- Exercise prompt
Make an exact copy of the data below, leaving out every picture.

- Exercise inputs
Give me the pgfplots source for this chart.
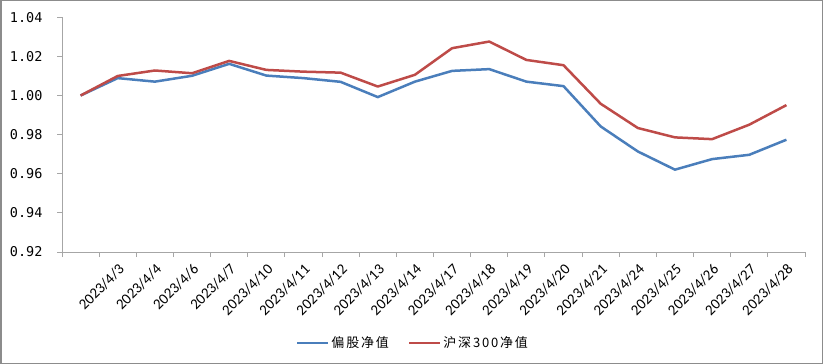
\documentclass[border=0pt]{standalone}
\usepackage{fontspec}
\setmainfont{Liberation Sans}
\newfontfamily\cjk[LetterSpace=14]{Noto Sans CJK SC}
\newfontfamily\monof{DejaVu Sans Mono}
\newfontfamily\calf{Carlito}
\usepackage{pgfplots}
\pgfplotsset{compat=1.18}
\definecolor{sblue}{HTML}{4A7EBB}
\definecolor{sred}{HTML}{BE4B48}
\definecolor{axgray}{HTML}{A6A6A6}
\definecolor{framegray}{HTML}{8C8C8C}
\begin{document}
\begin{tikzpicture}
\useasboundingbox (0,0) rectangle (823bp,364bp);
\draw[framegray, line width=1.5bp] (0.75bp,0.75bp) rectangle (822.25bp,363.25bp);
\begin{axis}[
  at={(62bp,112bp)}, anchor=south west,
  scale only axis, width=743bp, height=234.7bp,
  xmin=-0.5, xmax=19.5, ymin=0.92, ymax=1.04,
  axis x line*=bottom, axis y line*=left,
  axis line style={draw=axgray, line width=1bp, -},
  tick style={draw=axgray, line width=1bp},
  tick align=outside, major tick length=5bp,
  xtick={-0.5,0.5,...,19.5},
  x tick label as interval,
  xticklabels={,2023/4/3,2023/4/4,2023/4/6,2023/4/7,2023/4/10,2023/4/11,2023/4/12,2023/4/13,2023/4/14,2023/4/17,2023/4/18,2023/4/19,2023/4/20,2023/4/21,2023/4/24,2023/4/25,2023/4/26,2023/4/27,2023/4/28},
  xticklabel style={font=\calf\fontsize{15bp}{17bp}\selectfont, rotate=45, anchor=north east, inner sep=1bp, xshift=-3bp, yshift=-3bp},
  ytick={0.92,0.94,0.96,0.98,1.00,1.02,1.04},
  yticklabels={0.92,0.94,0.96,0.98,1.00,1.02,1.04},
  yticklabel style={font=\monof\fontsize{13.5bp}{15bp}\selectfont, anchor=east, xshift=-11bp},
  legend style={at={(0.4724,-0.3877)}, anchor=center, draw=none, fill=none,
    font=\cjk\fontsize{13bp}{15bp}\selectfont, legend columns=2,
    /tikz/every even column/.append style={column sep=17bp}},
  legend image code/.code={\draw[#1, line width=2.5bp] (0bp,0bp) -- (31bp,0bp);},
  clip=false,
]
\addplot[sblue, line width=2.5bp, line join=round] coordinates {
(0,1.000) (1,1.0089) (2,1.0071) (3,1.0101) (4,1.0162) (5,1.0102) (6,1.0089) (7,1.0070) (8,0.9992) (9,1.0071)
(10,1.0126) (11,1.0135) (12,1.0071) (13,1.0048) (14,0.9842) (15,0.9714) (16,0.9621) (17,0.9675) (18,0.9697) (19,0.9774)};
\addlegendentry{偏股净值}
\addplot[sred, line width=2.5bp, line join=round] coordinates {
(0,1.000) (1,1.0100) (2,1.0128) (3,1.0114) (4,1.0177) (5,1.0131) (6,1.0122) (7,1.0117) (8,1.0046) (9,1.0106)
(10,1.0242) (11,1.0276) (12,1.0182) (13,1.0155) (14,0.9958) (15,0.9834) (16,0.9786) (17,0.9777) (18,0.9851) (19,0.9951)};
\addlegendentry{沪深300净值}
\end{axis}
\end{tikzpicture}
\end{document}
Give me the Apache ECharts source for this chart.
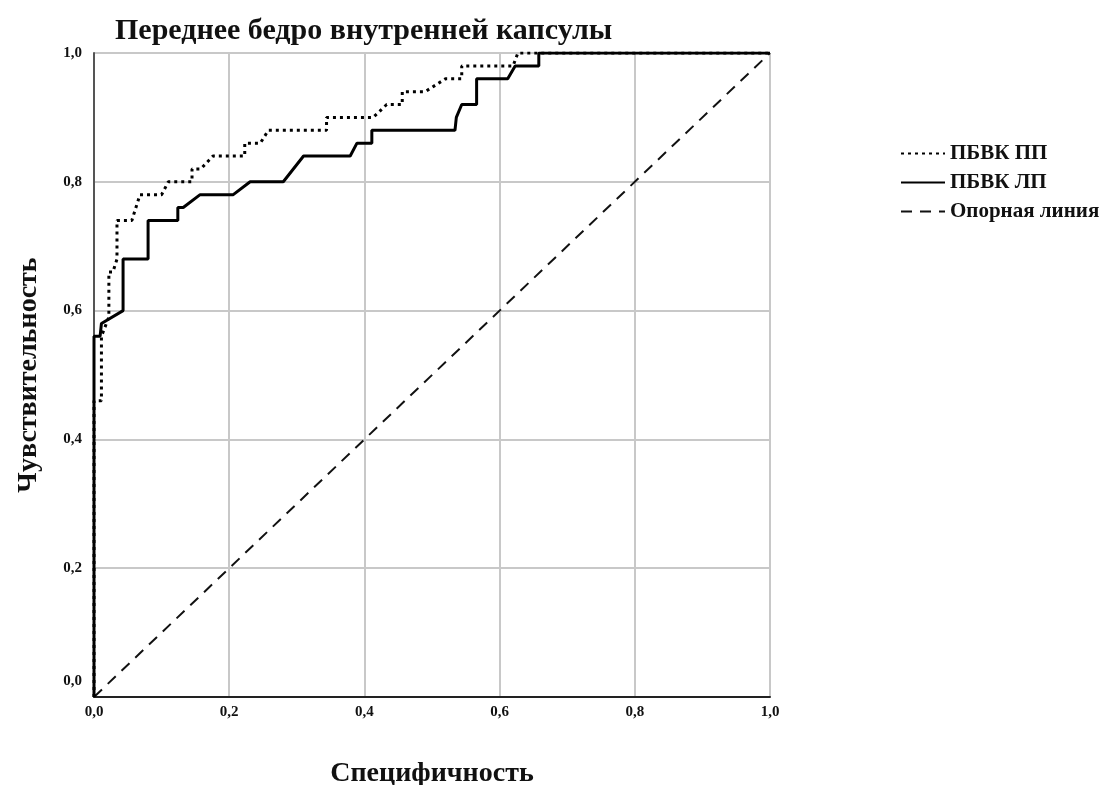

- Result for this task
Give me the pgfplots source for this chart.
\documentclass[border=0pt]{standalone}
\usepackage{fontspec}
\setmainfont{Liberation Sans}
\newfontfamily\cjk[LetterSpace=14]{Noto Sans CJK SC}
\newfontfamily\monof{DejaVu Sans Mono}
\newfontfamily\calf{Carlito}
\usepackage{pgfplots}
\pgfplotsset{compat=1.18}
\definecolor{sblue}{HTML}{4A7EBB}
\definecolor{sred}{HTML}{BE4B48}
\definecolor{axgray}{HTML}{A6A6A6}
\definecolor{framegray}{HTML}{8C8C8C}
\begin{document}
\begin{tikzpicture}
\useasboundingbox (0,0) rectangle (823bp,364bp);
\draw[framegray, line width=1.5bp] (0.75bp,0.75bp) rectangle (822.25bp,363.25bp);
\begin{axis}[
  at={(62bp,112bp)}, anchor=south west,
  scale only axis, width=743bp, height=234.7bp,
  xmin=-0.5, xmax=19.5, ymin=0.92, ymax=1.04,
  axis x line*=bottom, axis y line*=left,
  axis line style={draw=axgray, line width=1bp, -},
  tick style={draw=axgray, line width=1bp},
  tick align=outside, major tick length=5bp,
  xtick={-0.5,0.5,...,19.5},
  x tick label as interval,
  xticklabels={,2023/4/3,2023/4/4,2023/4/6,2023/4/7,2023/4/10,2023/4/11,2023/4/12,2023/4/13,2023/4/14,2023/4/17,2023/4/18,2023/4/19,2023/4/20,2023/4/21,2023/4/24,2023/4/25,2023/4/26,2023/4/27,2023/4/28},
  xticklabel style={font=\calf\fontsize{15bp}{17bp}\selectfont, rotate=45, anchor=north east, inner sep=1bp, xshift=-3bp, yshift=-3bp},
  ytick={0.92,0.94,0.96,0.98,1.00,1.02,1.04},
  yticklabels={0.92,0.94,0.96,0.98,1.00,1.02,1.04},
  yticklabel style={font=\monof\fontsize{13.5bp}{15bp}\selectfont, anchor=east, xshift=-11bp},
  legend style={at={(0.4724,-0.3877)}, anchor=center, draw=none, fill=none,
    font=\cjk\fontsize{13bp}{15bp}\selectfont, legend columns=2,
    /tikz/every even column/.append style={column sep=17bp}},
  legend image code/.code={\draw[#1, line width=2.5bp] (0bp,0bp) -- (31bp,0bp);},
  clip=false,
]
\addplot[sblue, line width=2.5bp, line join=round] coordinates {
(0,1.000) (1,1.0089) (2,1.0071) (3,1.0101) (4,1.0162) (5,1.0102) (6,1.0089) (7,1.0070) (8,0.9992) (9,1.0071)
(10,1.0126) (11,1.0135) (12,1.0071) (13,1.0048) (14,0.9842) (15,0.9714) (16,0.9621) (17,0.9675) (18,0.9697) (19,0.9774)};
\addlegendentry{偏股净值}
\addplot[sred, line width=2.5bp, line join=round] coordinates {
(0,1.000) (1,1.0100) (2,1.0128) (3,1.0114) (4,1.0177) (5,1.0131) (6,1.0122) (7,1.0117) (8,1.0046) (9,1.0106)
(10,1.0242) (11,1.0276) (12,1.0182) (13,1.0155) (14,0.9958) (15,0.9834) (16,0.9786) (17,0.9777) (18,0.9851) (19,0.9951)};
\addlegendentry{沪深300净值}
\end{axis}
\end{tikzpicture}
\end{document}
Give me the Apache ECharts source for this chart.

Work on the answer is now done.